Август 1990 г.
Единомыслие — безусловно, идеал, к которому, впрочем, вряд ли стоит стремиться хотя бы по причине его недостижимости. Человечеству слишком хорошо памятен урок недалекого прошлого, когда на одной шестой земного шара было объявлено об утверждении почти совершенного единомыслия. Памятно также, как один из древнейших и культурнейших европейских народов, выполняя предначертания своего, вождя, пролил реки собственной и чужой крови в целях достижения именно этого единомыслия, всенародного единства. Потребовалось совсем не много времени, чтобы убедиться в абсолютном идиотизме не только предосудительных средств, но и самих вздорных целей. Что же касается литературы и искусства, то именно наш незабвенный соцреализм оказался такой бесславной попыткой достичь того, чего достичь невозможно.

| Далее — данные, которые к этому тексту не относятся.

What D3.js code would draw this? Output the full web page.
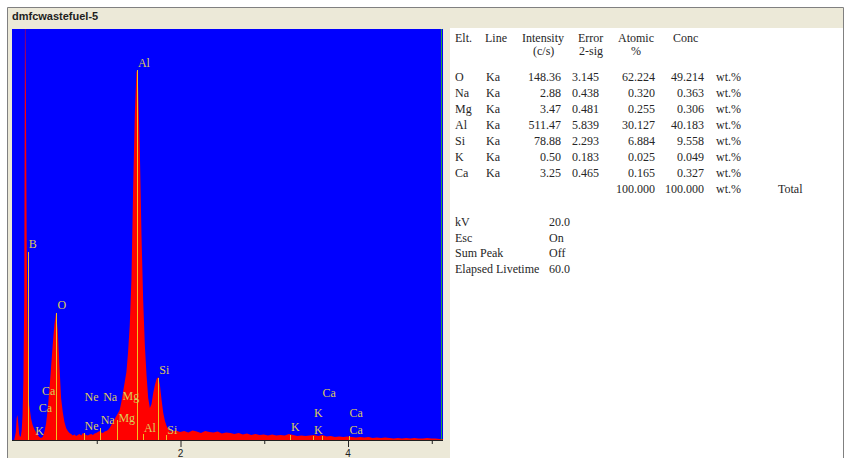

Пожалуй, все-таки верно, что идеальный порядок и единомыслие только на кладбище. Но на кладбище нет жизни, там тлен и разрушение. Наше же общество возбуждено, вздыблено и взбудоражено, как штормовое море. Поляризация политических сил приобрела неслыханные по нашенским меркам масштабы. Хорошо это или плохо — другой вопрос, но мы не можем относиться к этому явлению иначе, как к мало зависящей от нас данности. Которую, однако, нельзя не учитывать, хотя бы потому, что приходится существовать в ней, как-то с нею мириться и — что сложнее всего — что-то еще в ней творить.

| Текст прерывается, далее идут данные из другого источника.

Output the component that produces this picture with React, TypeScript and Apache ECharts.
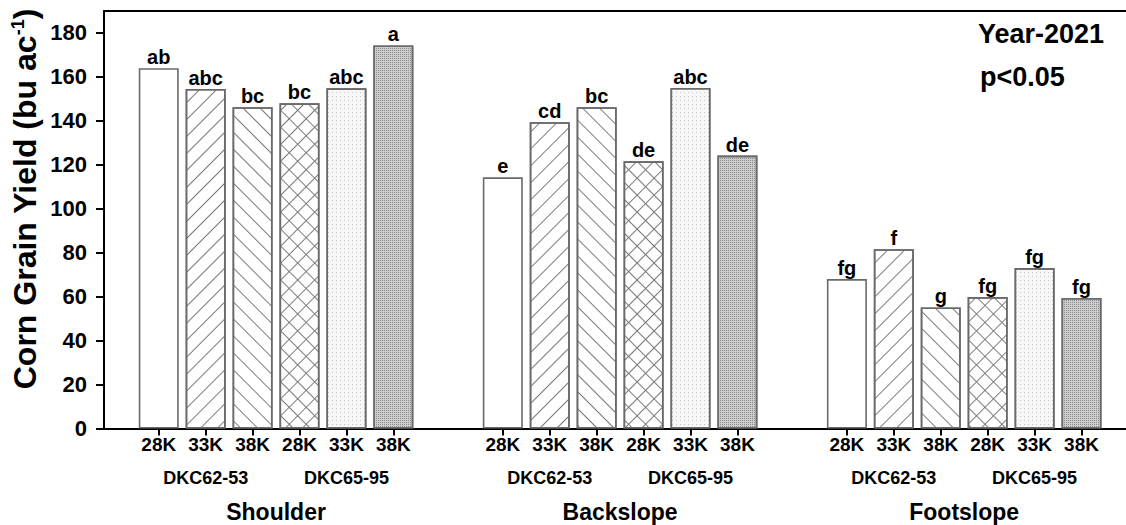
import React, { useEffect, useRef } from "react";
import * as echarts from "echarts";

// ---------- data ----------
const SLOPES = ["Shoulder", "Backslope", "Footslope"];
const CULTIVARS = ["DKC62-53", "DKC65-95"];
const DENSITIES = ["28K", "33K", "38K"];

const SHOULDER_YIELD = [164.0, 154.5, 146.2, 148.0, 154.8, 174.3];
const BACKSLOPE_YIELD = [114.3, 139.4, 146.2, 121.6, 155.0, 124.2];
const FOOTSLOPE_YIELD = [68.0, 81.6, 55.1, 59.8, 73.0, 59.4];

const SHOULDER_LETTERS = ["ab", "abc", "bc", "bc", "abc", "a"];
const BACKSLOPE_LETTERS = ["e", "cd", "bc", "de", "abc", "de"];
const FOOTSLOPE_LETTERS = ["fg", "f", "g", "fg", "fg", "fg"];

const Y_TICKS = [0, 20, 40, 60, 80, 100, 120, 140, 160, 180];

const YEAR_NOTE = "Year-2021";
const P_NOTE = "p<0.05";

// ---------- layout ----------
const W = 1126;
const H = 525;
const GRID_LEFT = 104;
const GRID_TOP = 11;
const GRID_HEIGHT = 417.5;
const UNIT_PX = 7.82;
const X_MAX = (W - GRID_LEFT) / UNIT_PX;
const FIRST = 7;
const BAR_STEP = 6;
const GROUP_STEP = 44;
const FONT = "'Liberation Sans', Arial, Helvetica, sans-serif";

const YIELDS = [SHOULDER_YIELD, BACKSLOPE_YIELD, FOOTSLOPE_YIELD];
const LETTERS = [SHOULDER_LETTERS, BACKSLOPE_LETTERS, FOOTSLOPE_LETTERS];

const pos = (g: number, b: number) => FIRST + g * GROUP_STEP + b * BAR_STEP;

const BORDER = "#6a6a6a";
const LINE_GRAY = "#7a7a7a";
const CROSS_PERIOD = 12;
const CROSS_ROWS = [[1, 0]].concat(Array.from({ length: CROSS_PERIOD - 1 }, () => [1, CROSS_PERIOD - 1]));
const STYLES: any[] = [
  { color: "#ffffff", borderColor: BORDER, borderWidth: 1.6 },
  {
    color: "#ffffff",
    borderColor: BORDER,
    borderWidth: 1.6,
    decal: {
      symbol: "rect",
      symbolSize: 1,
      dashArrayX: [1, 0],
      dashArrayY: [1, 11],
      rotation: -Math.PI / 4,
      color: LINE_GRAY,
    },
  },
  {
    color: "#ffffff",
    borderColor: BORDER,
    borderWidth: 1.6,
    decal: {
      symbol: "rect",
      symbolSize: 1,
      dashArrayX: [1, 0],
      dashArrayY: [1, 11],
      rotation: Math.PI / 4,
      color: LINE_GRAY,
    },
  },
  {
    color: "#ffffff",
    borderColor: BORDER,
    borderWidth: 1.6,
    decal: {
      symbol: "rect",
      symbolSize: 1,
      dashArrayX: CROSS_ROWS,
      dashArrayY: [1, 0],
      rotation: Math.PI / 4,
      color: LINE_GRAY,
    },
  },
  {
    color: "#f7f7f7",
    borderColor: BORDER,
    borderWidth: 1.6,
    decal: {
      symbol: "rect",
      symbolSize: 1,
      dashArrayX: [1, 3],
      dashArrayY: [1, 3],
      color: "#c4c4c4",
    },
  },
  {
    color: "#cdcdcd",
    borderColor: BORDER,
    borderWidth: 1.6,
    decal: {
      symbol: "rect",
      symbolSize: 1,
      dashArrayX: [1, 1],
      dashArrayY: [1, 1],
      color: "#8e8e8e",
    },
  },
];

const BAR_POSITIONS = SLOPES.flatMap((_, g) => DENSITIES.concat(DENSITIES).map((__, b) => pos(g, b)));
const CULTIVAR_POSITIONS = SLOPES.flatMap((_, g) => CULTIVARS.map((__, c) => pos(g, c * 3 + 1)));
const SLOPE_POSITIONS = SLOPES.map((_, g) => pos(g, 2.5));

const labelFor = (v: number, positions: number[], names: string[]) => {
  const i = positions.findIndex((p) => Math.abs(p - v) < 0.01);
  return i >= 0 ? names[i] : "";
};

export default function App() {
  const ref = useRef<HTMLDivElement>(null);

  useEffect(() => {
    if (!ref.current) return;
    const chart = echarts.init(ref.current, undefined, { renderer: "svg" });

    const densityNames = SLOPES.flatMap(() => DENSITIES.concat(DENSITIES));
    const cultivarNames = SLOPES.flatMap(() => CULTIVARS);

    const baseX = {
      type: "value",
      gridIndex: 0,
      min: 0,
      max: X_MAX,
      splitLine: { show: false },
    };

    const series = [0, 1, 2, 3, 4, 5].map((b) => ({
      type: "bar",
      name: `${CULTIVARS[Math.floor(b / 3)]} ${DENSITIES[b % 3]}`,
      xAxisIndex: 0,
      yAxisIndex: 0,
      barWidth: 40,
      barGap: "-100%",
      data: YIELDS.map((vals, g) => [pos(g, b), vals[b]]),
      itemStyle: STYLES[b],
      label: {
        show: true,
        position: "top",
        distance: 1,
        formatter: (p: any) => LETTERS[p.dataIndex][b],
        fontSize: 20,
        fontWeight: "bold",
        fontFamily: FONT,
        color: "#000",
      },
    }));

    chart.setOption({
      animation: false,
      backgroundColor: "#ffffff",
      grid: { left: GRID_LEFT, top: GRID_TOP, width: W - GRID_LEFT, height: GRID_HEIGHT, containLabel: false },
      xAxis: [
        {
          ...baseX,
          position: "bottom",
          axisLine: { show: true, onZero: false, lineStyle: { color: "#000", width: 2 } },
          axisTick: {
            show: true,
            length: 7,
            lineStyle: { color: "#000", width: 2 },
            customValues: BAR_POSITIONS,
          },
          axisLabel: {
            show: true,
            margin: 6,
            customValues: BAR_POSITIONS,
            formatter: (v: number) => labelFor(v, BAR_POSITIONS, densityNames),
            fontSize: 19,
            fontWeight: "bold",
            fontFamily: FONT,
            color: "#000",
          },
        },
        {
          ...baseX,
          position: "bottom",
          offset: 34,
          axisLine: { show: false },
          axisTick: { show: false },
          axisLabel: {
            show: true,
            margin: 6,
            customValues: CULTIVAR_POSITIONS,
            formatter: (v: number) => labelFor(v, CULTIVAR_POSITIONS, cultivarNames),
            fontSize: 18,
            fontWeight: "bold",
            fontFamily: FONT,
            color: "#000",
          },
        },
        {
          ...baseX,
          position: "bottom",
          offset: 66,
          axisLine: { show: false },
          axisTick: { show: false },
          axisLabel: {
            show: true,
            margin: 6,
            customValues: SLOPE_POSITIONS,
            formatter: (v: number) => labelFor(v, SLOPE_POSITIONS, SLOPES),
            fontSize: 23,
            fontWeight: "bold",
            fontFamily: FONT,
            color: "#000",
          },
        },
        {
          ...baseX,
          position: "top",
          axisLine: { show: true, onZero: false, lineStyle: { color: "#000", width: 2 } },
          axisTick: { show: false },
          axisLabel: { show: false },
        },
      ],
      yAxis: {
        type: "value",
        min: 0,
        max: 190,
        interval: 10,
        splitLine: { show: false },
        axisLine: { show: true, onZero: false, lineStyle: { color: "#000", width: 2 } },
        axisTick: {
          show: true,
          length: 8,
          lineStyle: { color: "#000", width: 2 },
          customValues: Y_TICKS,
        },
        axisLabel: {
          show: true,
          margin: 17,
          customValues: Y_TICKS,
          fontSize: 22,
          fontWeight: "bold",
          fontFamily: FONT,
          color: "#000",
        },
      },
      graphic: [
        {
          type: "text",
          x: 25,
          y: 199,
          rotation: Math.PI / 2,
          style: {
            text: "{t|Corn Grain Yield (bu ac}{s|-1}{t|)}",
            align: "center",
            verticalAlign: "middle",
            fill: "#000",
            rich: {
              t: { fontSize: 32, fontWeight: "bold", fontFamily: FONT, fill: "#000" },
              s: { fontSize: 18, fontWeight: "bold", fontFamily: FONT, fill: "#000", verticalAlign: "top" },
            },
          },
        },
        {
          type: "text",
          left: 978,
          top: 20,
          style: { text: YEAR_NOTE, fontSize: 27, fontWeight: "bold", fontFamily: FONT, fill: "#000" },
        },
        {
          type: "text",
          left: 980,
          top: 63,
          style: { text: P_NOTE, fontSize: 27, fontWeight: "bold", fontFamily: FONT, fill: "#000" },
        },
      ],
      series,
    });

    return () => chart.dispose();
  }, []);

  return (
    <div
      ref={ref}
      style={{ position: "fixed", left: 0, top: 0, width: W, height: H, background: "#fff" }}
    />
  );
}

Так или иначе наша перестройка затрагивает все слои общества, интересы различных политических сил. Одни из них обеспокоены проблемой удержания ускользающей из рук власти, другие — борьбой за достижение этой самой власти. Все усложняется тем обстоятельством, что за многие десятилетия тоталитарного режима мы привыкли полагать, что власть неделима. Тут же оказалось, что ее надо делить — между партией и Советами, армией и демократией, между течениями и группировками. Как это сделать по справедливости, в точности никто не знает, у нас нет собственного на этот счет опыта. Весь наш исторический опыт свидетельствует как раз о противном — о предельной концентрации власти: в форме самодержавия, «железной руки», «авангардной роли». А чтобы всем владеть сообща — такого еще не было. Не отсюда ли идейная сумятица, политический антагонизм и нервозность в среде творческой интеллигенции, от которой, кроме всего прочего, ждут еще и плодов ее профессионального труда. Но чтобы с успехом творить, необходима хотя бы относительная душевная ясность, некоторая стабильность социума, которые с недавних пор, к сожалению, начисто отсутствуют. Все в состоянии взрывного, хаотического движения, поиска, нестабильности. Диспуты, встречи, «круглые столы» не много проясняют в наших умонастроениях. Особенно если иметь в виду, что, как это водится, каждая из сторон садится за стол не с целью поиска истины, а чтобы половчее ошеломить своих оппонентов. И тут уж важны, разумеется, не столько аргументы, сколько твердость характеров и неколебимость взглядов.
Впрочем, может, это и хорошо, что все-таки не иссякают попытки о чем-то договориться, что-то прояснить. И что есть еще идеалы, для достижения которых не жалко никаких душевных усилий. Что до искусства и литературы, то, на мой взгляд, им продолжает верно служить старый, многими поруганный, но и необходимейший гуманистический идеал, лучше которого пока не найдено. Иной вопрос о конкретике: что считать гуманистическим, а что вовсе таковым не является, хотя, бывает, и усиленно под него маскируется. Но с утратой гуманизма искусство теряет все. Как свидетельствует наша художественная практика, утратить его легко, приобрести же невероятно трудно. Идеалы такого рода, будучи утраченными, не возвращаются. Чем они замещаются в жизни художника — об этом стоит говорить, тем более что опыт такого рода у нас тоже в общем богатый.